# what kind of piranha is this



## jefandniko (Sep 4, 2003)

http://www.predatoryfish.net/ibforums/inde...ST&f=34&t=43243

found on predfish.looks like a reg red any thoughts


----------



## Death in #'s (Apr 29, 2003)

it is a snakeskin variant 
there upper part is a little diffrent but the same fish


----------



## LaZy (Jun 17, 2003)

dam these things look NICE


----------



## tecknik (Jul 18, 2003)

IMO, I think its a super red. One of my supers looks like that and he is the only one to have some red that looks kinda like a little flame.
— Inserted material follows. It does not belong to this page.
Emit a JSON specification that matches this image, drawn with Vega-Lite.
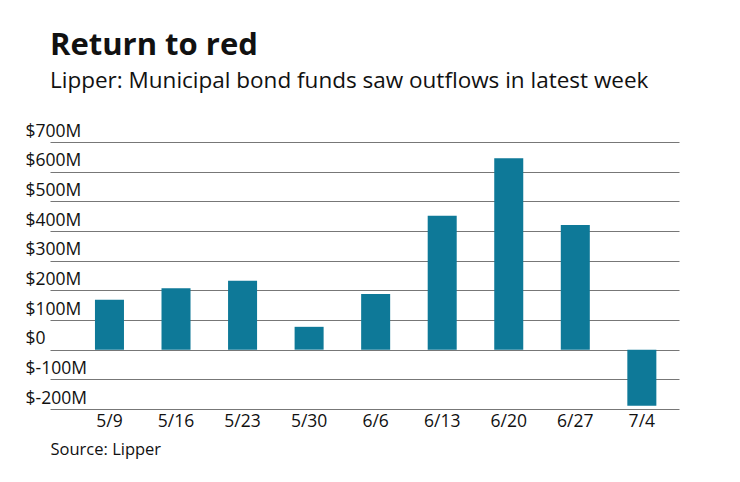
{
  "$schema": "https://vega.github.io/schema/vega-lite/v6.json",
  "autosize": "none",
  "width": 629,
  "height": 267,
  "padding": {"left": 50, "top": 142, "right": 61, "bottom": 73},
  "background": "white",
  "title": {
    "text": "Return to red",
    "subtitle": "Lipper: Municipal bond funds saw outflows in latest week",
    "anchor": "start",
    "frame": "group",
    "font": "Open Sans",
    "fontSize": 31,
    "fontWeight": "bold",
    "color": "#111111",
    "subtitleFont": "Open Sans",
    "subtitleFontSize": 22.5,
    "subtitleColor": "#111111",
    "subtitlePadding": 8,
    "offset": 29
  },
  "data": {
    "values": [
      {"week": "5/9", "flow": 168},
      {"week": "5/16", "flow": 207},
      {"week": "5/23", "flow": 232},
      {"week": "5/30", "flow": 77},
      {"week": "6/6", "flow": 188},
      {"week": "6/13", "flow": 451},
      {"week": "6/20", "flow": 645},
      {"week": "6/27", "flow": 420},
      {"week": "7/4", "flow": -189}
    ]
  },
  "mark": {"type": "bar", "color": "#0e7998"},
  "encoding": {
    "x": {
      "field": "week",
      "type": "ordinal",
      "sort": null,
      "scale": {"paddingInner": 0.564, "paddingOuter": 0.508, "align": 0.665},
      "axis": {
        "title": "Source: Lipper",
        "titleFont": "Open Sans",
        "titleFontSize": 16.5,
        "titleFontWeight": "normal",
        "titleColor": "#111111",
        "titleAnchor": "start",
        "titleAlign": "left",
        "titlePadding": 12,
        "labelAngle": 0,
        "labelFont": "Open Sans",
        "labelFontSize": 17.5,
        "labelColor": "#111111",
        "labelPadding": 3,
        "domain": false,
        "ticks": false,
        "grid": false
      }
    },
    "y": {
      "field": "flow",
      "type": "quantitative",
      "scale": {"domain": [-200, 700], "nice": false, "zero": false},
      "axis": {
        "title": null,
        "values": [-200, -100, 0, 100, 200, 300, 400, 500, 600, 700],
        "labelExpr": "datum.value == 0 ? '$0' : '$' + datum.value + 'M'",
        "labelFont": "Open Sans",
        "labelFontSize": 17.5,
        "labelColor": "#111111",
        "labelAlign": "left",
        "labelBaseline": "alphabetic",
        "labelOffset": -6,
        "labelPadding": 25,
        "tickSize": 0,
        "ticks": false,
        "domain": false,
        "grid": true,
        "gridColor": "#777777",
        "gridWidth": 1,
        "labelBound": false,
        "labelFlush": false,
        "labelOverlap": false
      }
    }
  },
  "config": {"view": {"stroke": null}}
}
Tell me what you think...


----------



## wrathofgeo (Aug 23, 2003)

its looks like a super red to me...


----------



## Atlanta Braves Baby! (Mar 12, 2003)

I thought it was a super red also.


----------



## Death in #'s (Apr 29, 2003)

it is not a super red
the upper body pattern on those look like snake skin
dont even look at the coloration it will fool you


----------



## Judazzz (Jan 13, 2003)

It's just a wild-caught P. nattereri.
As long as that dealer doesn't mention it's collection point, it's almost impossible to pinpoint what regional variant it is, and it will remain just a wildcaught red...


----------



## b-rad (Oct 2, 2003)

Death in # said:


> it is not a super red
> the upper body pattern on those look like snake skin
> dont even look at the coloration it will fool you


 looks defiantly like a super red death take a look at pedro or ashes supers or even the puru wild cought rb that ash has they have upper snakeskin patterned body ..........


----------



## Kain (Mar 13, 2003)

super reds are the same as snakeskin reds or reticulated reds. These are just names given by the suppliers I believe. I think George was the 1st to name them snakeskin or reticulated or something. Not quite sure but I recall they are the same thing. Maybe Frank can help clarify this.


----------



## hastatus (Jan 16, 2003)

Clear what up? Dr Fink first noticed the "reticulated" pattern in his 1993 description for P. nattereri. I simply stated one could call it a reticulated nattereri, leopard skin or snakeskin (which is like a python skin). From there someone (probably a hobbyist) called them "super red". I believe that name first appeared here at PFURY. Though I could be wrong on that last remark. In either case, it remains P. nattereri.


----------



## B. Scott (Apr 24, 2003)

The first time I saw the name "super-red" was here on P-Fury.


----------



## Death in #'s (Apr 29, 2003)

B. Scott said:


> The first time I saw the name "super-red" was here on P-Fury.










i think mike started it 
i think he said thats a super red or somebody else
just like a strawberry bannanna splio


----------



## B. Scott (Apr 24, 2003)




----------



## AzNP (May 21, 2003)

thats a pretty xpensiv natt xpecially if u include shipping


----------